Virtual care as software delivery network

Diving deeper into

Brendan Keeler, Senior PM at Zus Health, on building infrastructure for digital health

Interview
digital health provider organizations, which five years ago, were shunned because “it's services”
Analyzed 5 sources

The big shift was that investors stopped treating virtual care like a low margin services business and started treating it like a new kind of care delivery network built on software. Once telehealth usage stayed far above pre pandemic levels, companies like Teladoc and Omada looked less like staffing heavy clinics and more like repeatable systems that use clinicians, care teams, and software together to serve patients across employers, payers, and direct channels.

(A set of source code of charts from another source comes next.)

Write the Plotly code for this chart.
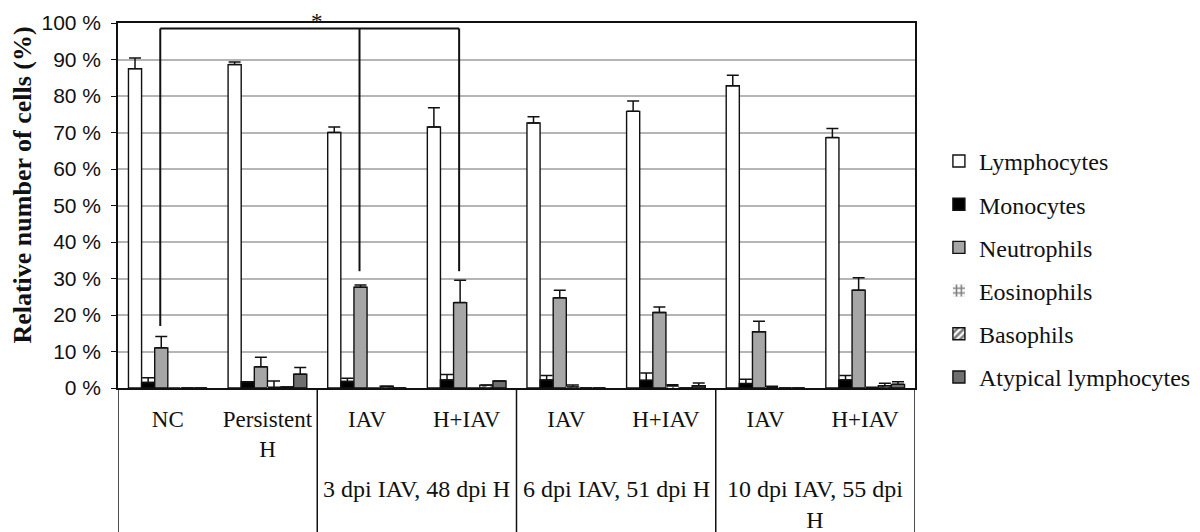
import plotly.graph_objects as go

# ---------------- data ----------------
groups = ["NC", "Persistent<br>H", "IAV", "H+IAV", "IAV", "H+IAV", "IAV", "H+IAV"]
timepoints = ["3 dpi IAV, 48 dpi H", "6 dpi IAV, 51 dpi H", "10 dpi IAV, 55 dpi<br>H"]
timepoint_members = [[2, 3], [4, 5], [6, 7]]

series_names = ["Lymphocytes", "Monocytes", "Neutrophils", "Eosinophils", "Basophils",
                "Atypical lymphocytes"]

lymphocytes = [87.5, 88.6, 70.0, 71.5, 72.6, 75.8, 82.8, 68.6]
lymphocytes_err = [2.9, 0.7, 1.5, 5.3, 1.7, 2.8, 2.9, 2.5]
monocytes = [1.5, 1.7, 1.8, 2.2, 2.2, 2.1, 1.2, 2.2]
monocytes_err = [1.3, 0.0, 0.9, 1.5, 1.2, 2.0, 1.2, 1.2]
neutrophils = [11.0, 5.8, 27.6, 23.4, 24.7, 20.7, 15.4, 26.8]
neutrophils_err = [3.1, 2.6, 0.6, 6.1, 2.1, 1.5, 2.9, 3.4]
eosinophils = [0.0, 0.2, 0.0, 0.0, 0.3, 0.6, 0.2, 0.2]
eosinophils_err = [0.0, 1.7, 0.0, 0.0, 0.5, 0.3, 0.3, 0.0]
basophils = [0.0, 0.3, 0.5, 0.8, 0.0, 0.0, 0.0, 0.6]
basophils_err = [0.0, 0.0, 0.0, 0.0, 0.0, 0.0, 0.0, 0.7]
atypical = [0.0, 3.8, 0.0, 1.9, 0.0, 0.6, 0.0, 1.0]
atypical_err = [0.0, 1.8, 0.0, 0.0, 0.0, 0.8, 0.0, 0.7]

y_ticks = [0, 10, 20, 30, 40, 50, 60, 70, 80, 90, 100]
y_tick_text = [f"{v} %" for v in y_ticks]
y_title = "Relative number of cells (%)"

# significance bracket (groups compared on neutrophils)
sig_groups = [0, 2, 3]
sig_bottoms = [17, 32, 32]
sig_top = 98.5

values = [lymphocytes, monocytes, neutrophils, eosinophils, basophils, atypical]
errors = [lymphocytes_err, monocytes_err, neutrophils_err, eosinophils_err, basophils_err,
          atypical_err]

# ---------------- styles ----------------
fills = ["#ffffff", "#000000", "#a6a6a6", "#ffffff", "#ffffff", "#6f6f6f"]
patterns = ["", "", "", "+", "/", ""]
line_w = [1.4, 1.4, 1.4, 0, 1.4, 1.4]
SERIF = "Times New Roman, Liberation Serif, serif"
SANS = "Arial, Liberation Sans, sans-serif"
BARGAP = 0.21

x_idx = list(range(len(groups)))
fig = go.Figure()
for k, name in enumerate(series_names):
    fig.add_trace(go.Bar(
        x=x_idx, y=values[k], name=name, legendgroup=name,
        marker=dict(color=fills[k], line=dict(color="#111", width=line_w[k]),
                    pattern=dict(shape=patterns[k], fgcolor="#000", bgcolor=fills[k],
                                 size=6, solidity=0.55)),
        error_y=dict(type="data", symmetric=False, array=errors[k],
                     arrayminus=[0] * len(groups), color="#111", thickness=1.5, width=6),
    ))

shapes = []
# dividers below the axis
for xv in [-0.5, 1.5, 3.5, 5.5, 7.5]:
    shapes.append(dict(type="line", xref="x", yref="paper", x0=xv, x1=xv, y0=0, y1=-0.45,
                       line=dict(color="#111", width=1.5)))

barw = (1 - BARGAP) / len(series_names)
neut_off = (2 - (len(series_names) - 1) / 2) * barw
sig_x = [g + neut_off - 0.01 for g in sig_groups]
shapes.append(dict(type="line", xref="x", yref="y", x0=sig_x[0], x1=sig_x[-1],
                   y0=sig_top, y1=sig_top, line=dict(color="#111", width=2)))
for xs, yb in zip(sig_x, sig_bottoms):
    shapes.append(dict(type="line", xref="x", yref="y", x0=xs, x1=xs, y0=yb, y1=sig_top,
                       line=dict(color="#111", width=2)))

annotations = [dict(x=(sig_x[0] + sig_x[-1]) / 2 + 0.07, y=1 + 16 / 365, xref="x",
                    yref="paper", text="*", showarrow=False, yanchor="top",
                    font=dict(family=SERIF, size=23, color="#111"))]
for label, mem in zip(timepoints, timepoint_members):
    annotations.append(dict(x=sum(mem) / len(mem), y=-0.235, xref="x", yref="paper",
                            text=label, showarrow=False, yanchor="top",
                            font=dict(family=SERIF, size=24, color="#111")))
annotations.append(dict(x=-0.121, y=0.556, xref="paper", yref="paper",
                        text=f"<b>{y_title}</b>", textangle=-90, showarrow=False,
                        xanchor="center", yanchor="middle",
                        font=dict(family=SERIF, size=26, color="#111")))

fig.update_layout(
    width=1200, height=532,
    margin=dict(l=118, r=285, t=23, b=144, autoexpand=False),
    paper_bgcolor="white", plot_bgcolor="white",
    barmode="group", bargap=BARGAP, bargroupgap=0,
    showlegend=True,
    legend=dict(x=1.03, xanchor="left", y=0.325, yanchor="middle",
                font=dict(family=SERIF, size=24, color="#111"),
                tracegroupgap=9, traceorder="grouped", itemclick=False),
    shapes=shapes, annotations=annotations,
    font=dict(family=SERIF, color="#111"),
)
fig.update_xaxes(range=[-0.5, 7.5], tickvals=x_idx, ticktext=groups,
                 tickfont=dict(family=SERIF, size=23, color="#111"),
                 ticks="", ticklabelstandoff=10, automargin=False,
                 showline=True, linecolor="#111", linewidth=1.5, mirror=True,
                 showgrid=False, zeroline=False, fixedrange=True)
fig.update_yaxes(range=[0, 100], tickvals=y_ticks, ticktext=y_tick_text,
                 tickfont=dict(family=SANS, size=21, color="#111"),
                 ticks="outside", ticklen=5, tickcolor="#111", ticklabelstandoff=6,
                 automargin=False,
                 showline=True, linecolor="#111", linewidth=1.5, mirror=True,
                 showgrid=True, gridcolor="#b5b5b5", gridwidth=1.5, zeroline=False,
                 fixedrange=True)

fig.write_html("out.html")
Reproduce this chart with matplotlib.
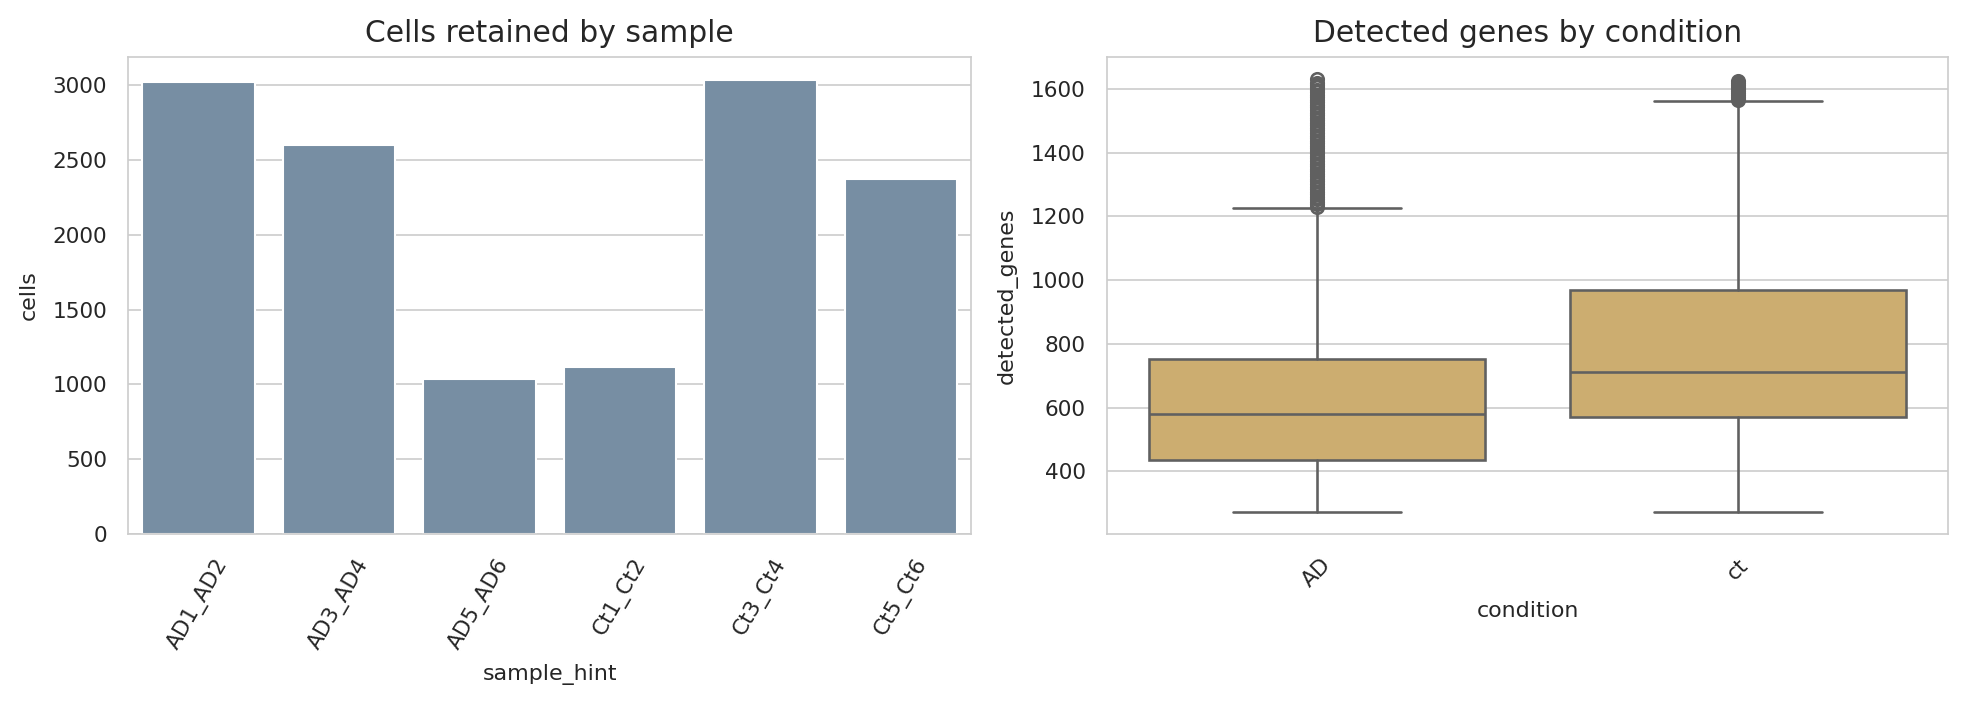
import matplotlib
matplotlib.use("Agg")
import matplotlib.pyplot as plt
import seaborn as sns

sns.set_style("whitegrid")
plt.rcParams['font.family'] = ['DejaVu Sans']

samples = ["AD1_AD2", "AD3_AD4", "AD5_AD6", "Ct1_Ct2", "Ct3_Ct4", "Ct5_Ct6"]
cells = [3020, 2600, 1035, 1115, 3035, 2375]

conditions = ["AD", "ct"]
box_low = [272, 272]
box_q1 = [437, 572]
box_med = [580, 712]
box_q3 = [752, 968]
box_high = [1228, 1562]
fliers_AD = [1230, 1238, 1246, 1254, 1262, 1270, 1278, 1286, 1294, 1302, 1310, 1318,
             1326, 1334, 1342, 1350, 1358, 1366, 1374, 1382, 1390, 1398, 1406, 1414,
             1422, 1430, 1438, 1446, 1454, 1462, 1470, 1478, 1486, 1494, 1502, 1510,
             1518, 1526, 1534, 1542, 1550, 1558, 1566, 1574, 1582, 1590, 1598, 1605,
             1612, 1620, 1632]
fliers_ct = [1564, 1570, 1576, 1582, 1588, 1594, 1600, 1606, 1612, 1618, 1625]

bar_color = "#778ea3"
box_color = "#ccad70"
line_color = "#606060"

TICK = 10.4
LABEL = 10.6
TITLE = 14.3

fig = plt.figure(figsize=(13.113, 4.7), dpi=150)
ax1 = fig.add_axes([0.0651, 0.2426, 0.4937 - 0.0651, 0.919 - 0.2426])
ax2 = fig.add_axes([0.5626, 0.2426, 0.9906 - 0.5626, 0.919 - 0.2426])

for ax in (ax1, ax2):
    ax.tick_params(axis='both', length=0, pad=10, labelsize=TICK)

ax1.bar(range(len(samples)), cells, width=0.8, color=bar_color)
ax1.set_xticks(range(len(samples)))
ax1.set_xticklabels(samples, rotation=60, fontsize=TICK)
ax1.set_xlim(-0.5, len(samples) - 0.5)
ax1.set_ylim(0, max(cells) * 1.05)
ax1.set_xlabel("sample_hint", fontsize=LABEL, labelpad=5.5)
ax1.set_ylabel("cells", fontsize=LABEL, labelpad=6.5)
ax1.set_title("Cells retained by sample", fontsize=TITLE, pad=7.2)
ax1.xaxis.grid(False)
ax1.set_axisbelow(True)

stats = []
fl = [fliers_AD, fliers_ct]
for i, c in enumerate(conditions):
    stats.append(dict(label=c, whislo=box_low[i], q1=box_q1[i], med=box_med[i],
                      q3=box_q3[i], whishi=box_high[i], fliers=fl[i]))
ax2.bxp(stats, positions=range(len(conditions)), widths=0.8, patch_artist=True,
        boxprops=dict(facecolor=box_color, edgecolor=line_color, linewidth=1.25),
        medianprops=dict(color=line_color, linewidth=1.25),
        whiskerprops=dict(color=line_color, linewidth=1.25),
        capprops=dict(color=line_color, linewidth=1.25),
        flierprops=dict(marker="o", markersize=6, markerfacecolor="none",
                        markeredgecolor=line_color, markeredgewidth=1.25),
        capwidths=0.4)
ax2.set_xlim(-0.5, len(conditions) - 0.5)
allv = box_low + fliers_AD + fliers_ct
lo, hi = min(allv), max(allv)
pad = (hi - lo) * 0.05
ax2.set_ylim(lo - pad, hi + pad)
ax2.set_xticks(range(len(conditions)))
ax2.set_xticklabels(conditions, rotation=45, fontsize=TICK)
ax2.set_xlabel("condition", fontsize=LABEL, labelpad=4.5)
ax2.set_ylabel("detected_genes", fontsize=LABEL, labelpad=6.5)
ax2.set_title("Detected genes by condition", fontsize=TITLE, pad=7.2)
ax2.xaxis.grid(False)
ax2.set_axisbelow(True)

fig.savefig("out.png", dpi=150)
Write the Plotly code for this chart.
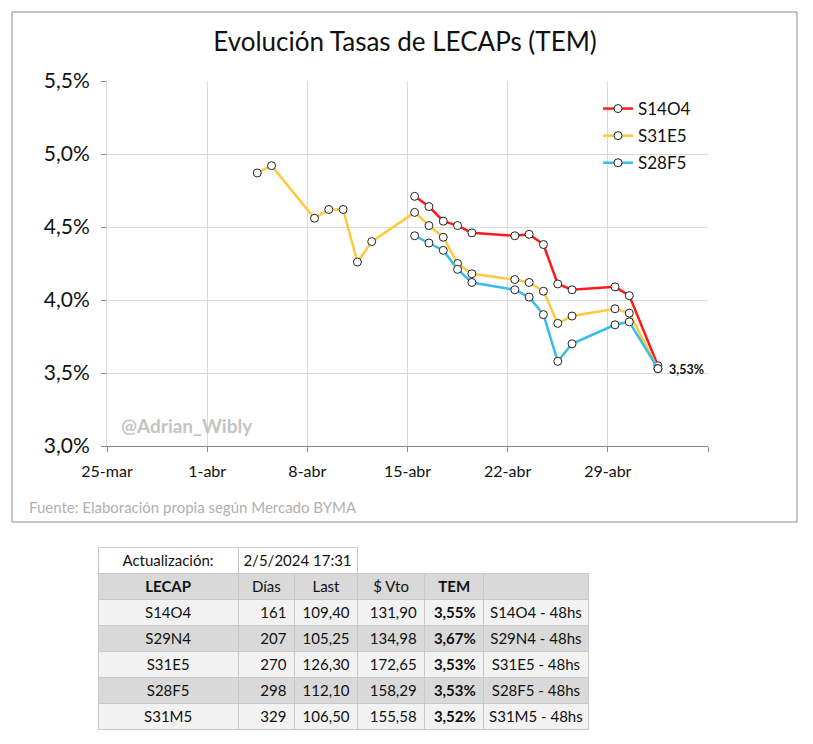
import plotly.graph_objects as go
import pandas as pd

# page body has an 8px margin: the figure is placed at (8, 8)
OFF = 8
W, H = 813 - OFF, 744 - OFF

# ---------------- data ----------------
dates_long = ["2024-04-04", "2024-04-05", "2024-04-08", "2024-04-09", "2024-04-10",
              "2024-04-11", "2024-04-12", "2024-04-15", "2024-04-16", "2024-04-17",
              "2024-04-18", "2024-04-19", "2024-04-22", "2024-04-23", "2024-04-24",
              "2024-04-25", "2024-04-26", "2024-04-29", "2024-04-30", "2024-05-02"]
dates_short = ["2024-04-15", "2024-04-16", "2024-04-17", "2024-04-18", "2024-04-19",
               "2024-04-22", "2024-04-23", "2024-04-24", "2024-04-25", "2024-04-26",
               "2024-04-29", "2024-04-30", "2024-05-02"]

s14o4 = [4.71, 4.64, 4.54, 4.51, 4.46, 4.44, 4.45, 4.38, 4.11, 4.07, 4.09, 4.03, 3.55]
s31e5 = [4.87, 4.92, 4.56, 4.62, 4.62, 4.26, 4.40, 4.60, 4.51, 4.43, 4.25, 4.18,
         4.14, 4.12, 4.06, 3.84, 3.89, 3.94, 3.91, 3.53]
s28f5 = [4.44, 4.39, 4.34, 4.21, 4.12, 4.07, 4.02, 3.90, 3.58, 3.70, 3.83, 3.85, 3.53]

x_tick_dates = ["2024-03-25", "2024-04-01", "2024-04-08", "2024-04-15",
                "2024-04-22", "2024-04-29", "2024-05-06"]
x_tick_labels = ["25-mar", "1-abr", "8-abr", "15-abr", "22-abr", "29-abr", ""]
y_ticks = [3.0, 3.5, 4.0, 4.5, 5.0, 5.5]
y_tick_labels = ["3,0%", "3,5%", "4,0%", "4,5%", "5,0%", "5,5%"]

# table data
upd_label = "Actualización:"
upd_value = "2/5/2024 17:31"
tbl_header = ["LECAP", "Días", "Last", "$ Vto", "TEM", ""]
tbl_lecap = ["S14O4", "S29N4", "S31E5", "S28F5", "S31M5"]
tbl_dias = [161, 207, 270, 298, 329]
tbl_last = [109.40, 105.25, 126.30, 112.10, 106.50]
tbl_vto = [131.90, 134.98, 172.65, 158.29, 155.58]
tbl_tem = [3.55, 3.67, 3.53, 3.53, 3.52]
tbl_note = [f"{c} - 48hs" for c in tbl_lecap]

FONT = "Lato"
NB = "\u00a0"


def px_x(p):
    return (p - OFF) / W


def px_y(p):
    return 1 - (p - OFF) / H


def dc(v):
    return f"{v:.2f}".replace(".", ",")


def nb(s):
    return s.replace(" ", NB)


half_day = pd.Timedelta(hours=12)
xl = pd.to_datetime(dates_long) + half_day
xs = pd.to_datetime(dates_short) + half_day

fig = go.Figure()

marker = dict(symbol="circle", size=8, color="white", line=dict(color="#222222", width=1))

fig.add_trace(go.Scatter(x=xs, y=s14o4, name="S14O4", mode="lines+markers",
                         line=dict(color="#ff1a1a", width=2.5), marker=marker,
                         legendgroup="a"))
fig.add_trace(go.Scatter(x=xl, y=s31e5, name="S31E5", mode="lines+markers",
                         line=dict(color="#ffc93c", width=2.5), marker=marker,
                         legendgroup="b"))
fig.add_trace(go.Scatter(x=xs, y=s28f5, name="S28F5", mode="lines+markers",
                         line=dict(color="#35bdec", width=2.5), marker=marker,
                         legendgroup="c"))

# end label
fig.add_annotation(x=xl[-1], y=s31e5[-1], xref="x", yref="y",
                   text="<b>" + dc(s31e5[-1]) + "%</b>",
                   showarrow=False, xanchor="left", xshift=9, yshift=-1,
                   font=dict(family=FONT, size=12.5, color="#111111"))

# -------- tables --------
TXT = "#111111"
row_fill = ["#f2f2f2", "#d9d9d9", "#f2f2f2", "#d9d9d9", "#f2f2f2"]
fig.add_trace(go.Table(
    domain=dict(x=[px_x(98), px_x(357)], y=[px_y(574), px_y(547)]),
    columnwidth=[140, 119],
    header=dict(values=[upd_label, nb(upd_value)], fill_color="white",
                line_color="#c8c8c8", align="center", height=26,
                font=dict(family=FONT, size=15, color=TXT)),
    cells=dict(values=[[""], [""]], height=1, fill_color="white", line_color="white"),
))
fig.add_trace(go.Table(
    domain=dict(x=[px_x(98), px_x(588)], y=[px_y(736), px_y(573)]),
    columnwidth=[140, 56, 63, 67, 59, 104],
    header=dict(values=[nb(h) for h in tbl_header],
                fill_color="#d9d9d9", line_color="#c8c8c8", align="center",
                height=26,
                font=dict(family=FONT, size=15, color=TXT,
                          weight=["bold", "normal", "normal", "normal", "bold", "normal"])),
    cells=dict(values=[tbl_lecap,
                       [str(d) for d in tbl_dias],
                       [dc(v) for v in tbl_last],
                       [dc(v) for v in tbl_vto],
                       [dc(v) + "%" for v in tbl_tem],
                       [nb(s) for s in tbl_note]],
               fill_color=[row_fill] * 6, line_color="#c8c8c8",
               align=["center", "right", "right", "right", "right", "center"],
               height=26,
               font=dict(family=FONT, size=15, color=TXT,
                         weight=["normal", "normal", "normal", "normal", "bold", "normal"])),
))

# chart border
fig.add_shape(type="rect", xref="paper", yref="paper",
              x0=px_x(12), x1=px_x(797), y0=px_y(522), y1=px_y(12),
              line=dict(color="#8c8c8c", width=1), fillcolor="rgba(0,0,0,0)", layer="below")

# watermark and footer
fig.add_annotation(xref="paper", yref="paper", x=px_x(119), y=px_y(425),
                   text="<b>@Adrian_Wibly</b>", showarrow=False, xanchor="left",
                   yanchor="middle", font=dict(family=FONT, size=19, color="#c4c4c4"))
fig.add_annotation(xref="paper", yref="paper", x=px_x(27), y=px_y(507),
                   text="Fuente: Elaboración propia según Mercado BYMA", showarrow=False,
                   xanchor="left", yanchor="middle",
                   font=dict(family=FONT, size=15, color="#b0b0b0"))

x_dom = [px_x(107), px_x(708)]
y_dom = [px_y(446), px_y(81)]

fig.update_layout(
    width=W, height=H,
    margin=dict(l=0, r=0, t=0, b=0, autoexpand=False),
    paper_bgcolor="white", plot_bgcolor="white",
    font=dict(family=FONT, color=TXT),
    title=dict(text="Evolución Tasas de LECAPs (TEM)", x=px_x(405), y=px_y(42),
               xanchor="center", yanchor="middle",
               font=dict(family=FONT, size=26, color=TXT)),
    xaxis=dict(domain=x_dom, type="date",
               range=[x_tick_dates[0], x_tick_dates[-1]],
               tickvals=x_tick_dates, ticktext=x_tick_labels,
               showgrid=True, gridcolor="#d9d9d9", gridwidth=1,
               showline=True, linecolor="#8c8c8c", linewidth=1,
               ticks="outside", ticklen=5, tickcolor="#8c8c8c",
               tickfont=dict(family=FONT, size=16, color=TXT),
               ticklabelstandoff=6, zeroline=False, automargin=False),
    yaxis=dict(domain=y_dom, range=[3.0, 5.5], tickvals=y_ticks, ticktext=y_tick_labels,
               showgrid=True, gridcolor="#d9d9d9", gridwidth=1,
               showline=True, linecolor="#d9d9d9", linewidth=1,
               ticks="outside", ticklen=5, tickcolor="#8c8c8c",
               tickfont=dict(family=FONT, size=21, color=TXT),
               ticklabelstandoff=7, zeroline=False, automargin=False),
    yaxis2=dict(overlaying="y", side="right", range=[3.0, 5.5], tickvals=y_ticks,
                ticktext=y_tick_labels, showgrid=False,
                showline=True, linecolor="#8c8c8c", linewidth=1,
                ticks="outside", ticklen=5, tickcolor="#8c8c8c",
                tickfont=dict(family=FONT, size=21, color=TXT),
                ticklabelstandoff=6, zeroline=False, anchor="x", automargin=False),
    legend=dict(x=px_x(598), y=px_y(91), xanchor="left", yanchor="top",
                bgcolor="rgba(255,255,255,0)", traceorder="grouped",
                tracegroupgap=2, itemwidth=30,
                font=dict(family=FONT, size=17, color=TXT)),
    showlegend=True,
)

fig.write_html("out.html")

  • Five years earlier, most digital health startups sold software into hospitals. That meant long security reviews, slow integrations, and doctors who could not directly buy tools. Virtual first providers changed the buyer and the workflow by hiring clinicians themselves and delivering care inside their own product.
  • The reason this became financeable is that virtual care proved it could persist beyond the COVID spike. Telehealth stabilized at 14% to 17% of visits versus about 1% before the pandemic, which made digital delivery look like a durable care channel rather than a temporary workaround.
  • Omada shows what investors liked in the new model. It combined coaches, licensed specialists, and software, then sold multi condition programs through employers, health plans, and PBMs. By March 31, 2025 it had more than 2,000 customers and over 679,000 enrolled members. Teladoc showed the same logic at larger scale by mixing access fees, visit fees, and chronic care revenue.

Going forward, the winners are likely to look less like single point apps and more like specialized digital provider groups with strong distribution and tightly integrated care workflows. The market is moving toward broader virtual clinics that can add conditions, plug into insurance networks, and use infrastructure software to coordinate care without inheriting the full weight of a hospital stack.